> _Given material_:
▬▬▬▬▬▬
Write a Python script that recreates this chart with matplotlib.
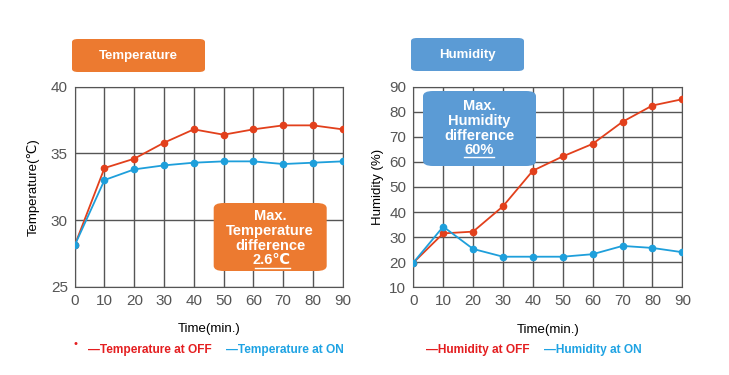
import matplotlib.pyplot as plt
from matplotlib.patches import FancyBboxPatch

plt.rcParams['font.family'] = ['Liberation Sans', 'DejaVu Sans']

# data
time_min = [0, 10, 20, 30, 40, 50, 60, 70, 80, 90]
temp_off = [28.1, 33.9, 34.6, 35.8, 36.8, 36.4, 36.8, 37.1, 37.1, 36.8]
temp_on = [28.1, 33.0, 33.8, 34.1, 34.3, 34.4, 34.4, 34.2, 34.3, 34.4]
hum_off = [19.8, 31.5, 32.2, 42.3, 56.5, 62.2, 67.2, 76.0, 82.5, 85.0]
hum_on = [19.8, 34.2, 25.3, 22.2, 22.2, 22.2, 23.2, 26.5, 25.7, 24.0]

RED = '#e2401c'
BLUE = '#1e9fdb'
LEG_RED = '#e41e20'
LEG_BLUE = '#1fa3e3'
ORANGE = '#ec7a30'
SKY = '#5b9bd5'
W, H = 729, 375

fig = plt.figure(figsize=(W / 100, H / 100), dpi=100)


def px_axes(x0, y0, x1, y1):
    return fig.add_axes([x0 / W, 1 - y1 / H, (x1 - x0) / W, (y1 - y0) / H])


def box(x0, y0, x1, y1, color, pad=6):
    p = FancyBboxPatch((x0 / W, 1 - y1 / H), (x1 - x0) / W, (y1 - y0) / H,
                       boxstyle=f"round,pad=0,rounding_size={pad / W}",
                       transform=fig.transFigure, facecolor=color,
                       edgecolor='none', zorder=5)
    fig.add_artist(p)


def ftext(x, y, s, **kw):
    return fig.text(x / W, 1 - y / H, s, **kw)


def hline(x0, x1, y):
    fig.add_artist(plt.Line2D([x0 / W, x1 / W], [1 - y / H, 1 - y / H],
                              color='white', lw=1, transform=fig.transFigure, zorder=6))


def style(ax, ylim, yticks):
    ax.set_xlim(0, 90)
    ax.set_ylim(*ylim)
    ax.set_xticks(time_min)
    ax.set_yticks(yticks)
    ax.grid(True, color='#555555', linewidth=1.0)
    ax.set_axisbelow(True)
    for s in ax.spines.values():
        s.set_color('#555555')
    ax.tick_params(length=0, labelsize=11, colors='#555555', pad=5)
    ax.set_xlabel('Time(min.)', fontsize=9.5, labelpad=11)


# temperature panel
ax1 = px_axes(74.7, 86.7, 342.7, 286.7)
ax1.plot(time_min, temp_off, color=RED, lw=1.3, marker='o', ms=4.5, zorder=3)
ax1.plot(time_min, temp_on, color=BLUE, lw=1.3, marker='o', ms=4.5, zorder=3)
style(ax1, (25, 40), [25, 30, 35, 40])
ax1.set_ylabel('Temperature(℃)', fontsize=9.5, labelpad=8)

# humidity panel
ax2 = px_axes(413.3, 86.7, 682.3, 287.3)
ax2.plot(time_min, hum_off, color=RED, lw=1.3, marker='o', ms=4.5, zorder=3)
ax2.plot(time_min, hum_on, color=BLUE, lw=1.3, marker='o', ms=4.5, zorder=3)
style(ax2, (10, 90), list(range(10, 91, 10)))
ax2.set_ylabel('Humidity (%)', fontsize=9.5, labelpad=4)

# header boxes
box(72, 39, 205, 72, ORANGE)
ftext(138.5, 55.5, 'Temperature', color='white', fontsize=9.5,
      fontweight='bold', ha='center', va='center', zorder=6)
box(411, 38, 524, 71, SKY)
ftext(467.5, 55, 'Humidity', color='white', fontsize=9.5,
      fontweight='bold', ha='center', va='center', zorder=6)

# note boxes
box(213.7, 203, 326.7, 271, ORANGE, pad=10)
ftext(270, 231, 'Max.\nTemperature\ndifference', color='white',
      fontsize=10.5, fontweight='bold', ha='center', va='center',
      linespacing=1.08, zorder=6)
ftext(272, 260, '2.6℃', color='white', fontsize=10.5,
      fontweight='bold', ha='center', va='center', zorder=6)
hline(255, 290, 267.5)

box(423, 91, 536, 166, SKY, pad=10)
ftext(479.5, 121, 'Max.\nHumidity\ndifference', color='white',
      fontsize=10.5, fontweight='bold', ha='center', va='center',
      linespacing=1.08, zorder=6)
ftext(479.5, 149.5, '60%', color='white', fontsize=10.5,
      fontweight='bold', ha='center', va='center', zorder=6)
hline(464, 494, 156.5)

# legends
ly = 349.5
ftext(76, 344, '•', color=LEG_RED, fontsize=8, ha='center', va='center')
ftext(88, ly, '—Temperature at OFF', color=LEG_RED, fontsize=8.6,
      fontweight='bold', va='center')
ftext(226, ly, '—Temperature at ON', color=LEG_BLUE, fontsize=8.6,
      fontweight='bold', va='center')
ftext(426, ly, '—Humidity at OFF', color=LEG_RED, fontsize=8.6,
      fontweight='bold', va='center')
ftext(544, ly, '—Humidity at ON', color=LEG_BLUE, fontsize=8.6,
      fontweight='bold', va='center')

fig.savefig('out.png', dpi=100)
▬▬▬▬▬▬
> _Exercise aim_:
Write out exactly the opening lines of the data, stopping after the line that holds "return fig.add_axes([x0 /". Exclude pictures.

> _Response to this task_:
Write a Python script that recreates this chart with matplotlib.
import matplotlib.pyplot as plt
from matplotlib.patches import FancyBboxPatch

plt.rcParams['font.family'] = ['Liberation Sans', 'DejaVu Sans']

# data
time_min = [0, 10, 20, 30, 40, 50, 60, 70, 80, 90]
temp_off = [28.1, 33.9, 34.6, 35.8, 36.8, 36.4, 36.8, 37.1, 37.1, 36.8]
temp_on = [28.1, 33.0, 33.8, 34.1, 34.3, 34.4, 34.4, 34.2, 34.3, 34.4]
hum_off = [19.8, 31.5, 32.2, 42.3, 56.5, 62.2, 67.2, 76.0, 82.5, 85.0]
hum_on = [19.8, 34.2, 25.3, 22.2, 22.2, 22.2, 23.2, 26.5, 25.7, 24.0]

RED = '#e2401c'
BLUE = '#1e9fdb'
LEG_RED = '#e41e20'
LEG_BLUE = '#1fa3e3'
ORANGE = '#ec7a30'
SKY = '#5b9bd5'
W, H = 729, 375

fig = plt.figure(figsize=(W / 100, H / 100), dpi=100)


def px_axes(x0, y0, x1, y1):
    return fig.add_axes([x0 / W, 1 - y1 / H, (x1 - x0) / W, (y1 - y0) / H])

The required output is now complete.